> AVAILABLE DATA:
——
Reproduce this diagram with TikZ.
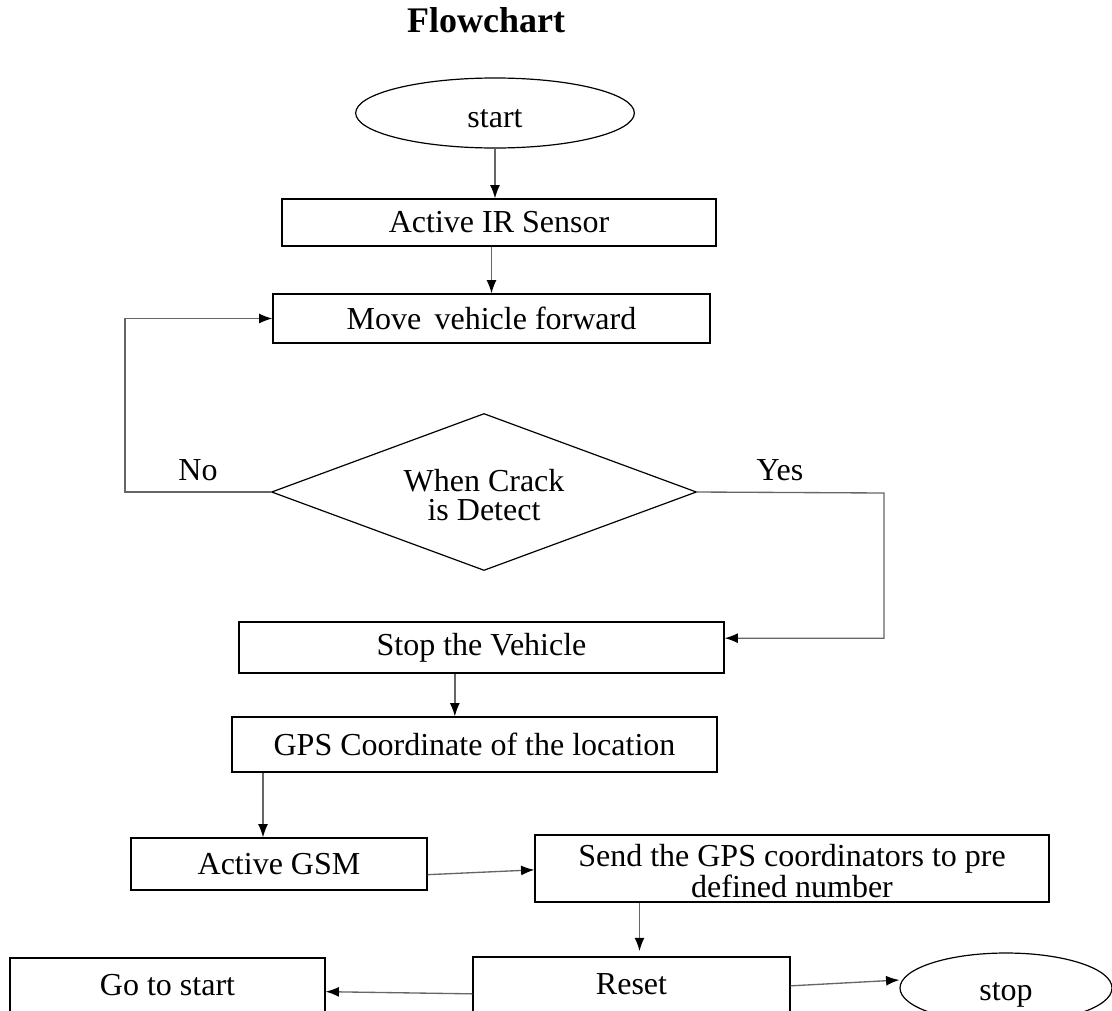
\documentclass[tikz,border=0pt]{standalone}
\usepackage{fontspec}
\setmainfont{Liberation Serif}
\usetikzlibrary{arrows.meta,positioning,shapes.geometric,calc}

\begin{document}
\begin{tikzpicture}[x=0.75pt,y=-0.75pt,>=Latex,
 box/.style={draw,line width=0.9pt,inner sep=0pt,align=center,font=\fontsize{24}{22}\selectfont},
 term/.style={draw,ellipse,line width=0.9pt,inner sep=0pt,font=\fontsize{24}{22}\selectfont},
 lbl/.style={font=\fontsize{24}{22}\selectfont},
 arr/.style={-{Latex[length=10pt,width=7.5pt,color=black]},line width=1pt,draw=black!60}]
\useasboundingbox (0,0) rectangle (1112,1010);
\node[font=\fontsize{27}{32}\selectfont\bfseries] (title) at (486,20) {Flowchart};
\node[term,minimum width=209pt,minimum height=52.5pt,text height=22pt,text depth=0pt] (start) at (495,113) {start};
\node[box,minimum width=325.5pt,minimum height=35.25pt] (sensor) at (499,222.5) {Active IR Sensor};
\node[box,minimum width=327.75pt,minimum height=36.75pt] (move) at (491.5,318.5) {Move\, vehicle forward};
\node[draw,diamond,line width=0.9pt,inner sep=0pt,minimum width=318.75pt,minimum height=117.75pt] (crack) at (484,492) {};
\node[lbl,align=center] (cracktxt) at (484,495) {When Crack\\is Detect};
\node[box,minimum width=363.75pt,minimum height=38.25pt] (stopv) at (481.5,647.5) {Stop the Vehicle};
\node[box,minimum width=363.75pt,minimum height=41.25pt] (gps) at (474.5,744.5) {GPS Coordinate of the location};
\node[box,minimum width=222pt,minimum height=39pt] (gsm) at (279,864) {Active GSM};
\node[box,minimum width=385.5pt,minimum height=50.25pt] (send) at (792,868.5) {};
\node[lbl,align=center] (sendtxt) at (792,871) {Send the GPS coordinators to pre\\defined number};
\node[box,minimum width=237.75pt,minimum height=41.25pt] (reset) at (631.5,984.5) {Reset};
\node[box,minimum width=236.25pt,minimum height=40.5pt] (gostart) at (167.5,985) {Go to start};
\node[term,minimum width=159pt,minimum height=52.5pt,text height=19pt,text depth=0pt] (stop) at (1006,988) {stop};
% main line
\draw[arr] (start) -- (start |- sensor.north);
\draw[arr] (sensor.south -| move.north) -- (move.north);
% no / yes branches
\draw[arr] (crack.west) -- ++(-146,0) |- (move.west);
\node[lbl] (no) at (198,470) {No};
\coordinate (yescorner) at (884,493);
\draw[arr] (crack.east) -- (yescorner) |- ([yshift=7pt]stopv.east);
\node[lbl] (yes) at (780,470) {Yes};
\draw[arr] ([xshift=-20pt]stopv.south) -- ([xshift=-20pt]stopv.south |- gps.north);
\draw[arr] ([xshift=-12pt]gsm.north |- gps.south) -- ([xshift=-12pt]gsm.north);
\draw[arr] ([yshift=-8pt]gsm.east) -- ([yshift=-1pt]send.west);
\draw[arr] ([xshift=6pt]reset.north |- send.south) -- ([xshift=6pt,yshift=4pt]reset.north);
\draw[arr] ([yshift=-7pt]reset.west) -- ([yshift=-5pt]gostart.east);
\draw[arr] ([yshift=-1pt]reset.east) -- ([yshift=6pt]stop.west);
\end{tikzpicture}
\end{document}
——
> AIM:
Give back every line exactly as it stands, pictures excluded.

> OUTPUT OF THE TASK:
Reproduce this diagram with TikZ.
\documentclass[tikz,border=0pt]{standalone}
\usepackage{fontspec}
\setmainfont{Liberation Serif}
\usetikzlibrary{arrows.meta,positioning,shapes.geometric,calc}

\begin{document}
\begin{tikzpicture}[x=0.75pt,y=-0.75pt,>=Latex,
 box/.style={draw,line width=0.9pt,inner sep=0pt,align=center,font=\fontsize{24}{22}\selectfont},
 term/.style={draw,ellipse,line width=0.9pt,inner sep=0pt,font=\fontsize{24}{22}\selectfont},
 lbl/.style={font=\fontsize{24}{22}\selectfont},
 arr/.style={-{Latex[length=10pt,width=7.5pt,color=black]},line width=1pt,draw=black!60}]
\useasboundingbox (0,0) rectangle (1112,1010);
\node[font=\fontsize{27}{32}\selectfont\bfseries] (title) at (486,20) {Flowchart};
\node[term,minimum width=209pt,minimum height=52.5pt,text height=22pt,text depth=0pt] (start) at (495,113) {start};
\node[box,minimum width=325.5pt,minimum height=35.25pt] (sensor) at (499,222.5) {Active IR Sensor};
\node[box,minimum width=327.75pt,minimum height=36.75pt] (move) at (491.5,318.5) {Move\, vehicle forward};
\node[draw,diamond,line width=0.9pt,inner sep=0pt,minimum width=318.75pt,minimum height=117.75pt] (crack) at (484,492) {};
\node[lbl,align=center] (cracktxt) at (484,495) {When Crack\\is Detect};
\node[box,minimum width=363.75pt,minimum height=38.25pt] (stopv) at (481.5,647.5) {Stop the Vehicle};
\node[box,minimum width=363.75pt,minimum height=41.25pt] (gps) at (474.5,744.5) {GPS Coordinate of the location};
\node[box,minimum width=222pt,minimum height=39pt] (gsm) at (279,864) {Active GSM};
\node[box,minimum width=385.5pt,minimum height=50.25pt] (send) at (792,868.5) {};
\node[lbl,align=center] (sendtxt) at (792,871) {Send the GPS coordinators to pre\\defined number};
\node[box,minimum width=237.75pt,minimum height=41.25pt] (reset) at (631.5,984.5) {Reset};
\node[box,minimum width=236.25pt,minimum height=40.5pt] (gostart) at (167.5,985) {Go to start};
\node[term,minimum width=159pt,minimum height=52.5pt,text height=19pt,text depth=0pt] (stop) at (1006,988) {stop};
% main line
\draw[arr] (start) -- (start |- sensor.north);
\draw[arr] (sensor.south -| move.north) -- (move.north);
% no / yes branches
\draw[arr] (crack.west) -- ++(-146,0) |- (move.west);
\node[lbl] (no) at (198,470) {No};
\coordinate (yescorner) at (884,493);
\draw[arr] (crack.east) -- (yescorner) |- ([yshift=7pt]stopv.east);
\node[lbl] (yes) at (780,470) {Yes};
\draw[arr] ([xshift=-20pt]stopv.south) -- ([xshift=-20pt]stopv.south |- gps.north);
\draw[arr] ([xshift=-12pt]gsm.north |- gps.south) -- ([xshift=-12pt]gsm.north);
\draw[arr] ([yshift=-8pt]gsm.east) -- ([yshift=-1pt]send.west);
\draw[arr] ([xshift=6pt]reset.north |- send.south) -- ([xshift=6pt,yshift=4pt]reset.north);
\draw[arr] ([yshift=-7pt]reset.west) -- ([yshift=-5pt]gostart.east);
\draw[arr] ([yshift=-1pt]reset.east) -- ([yshift=6pt]stop.west);
\end{tikzpicture}
\end{document}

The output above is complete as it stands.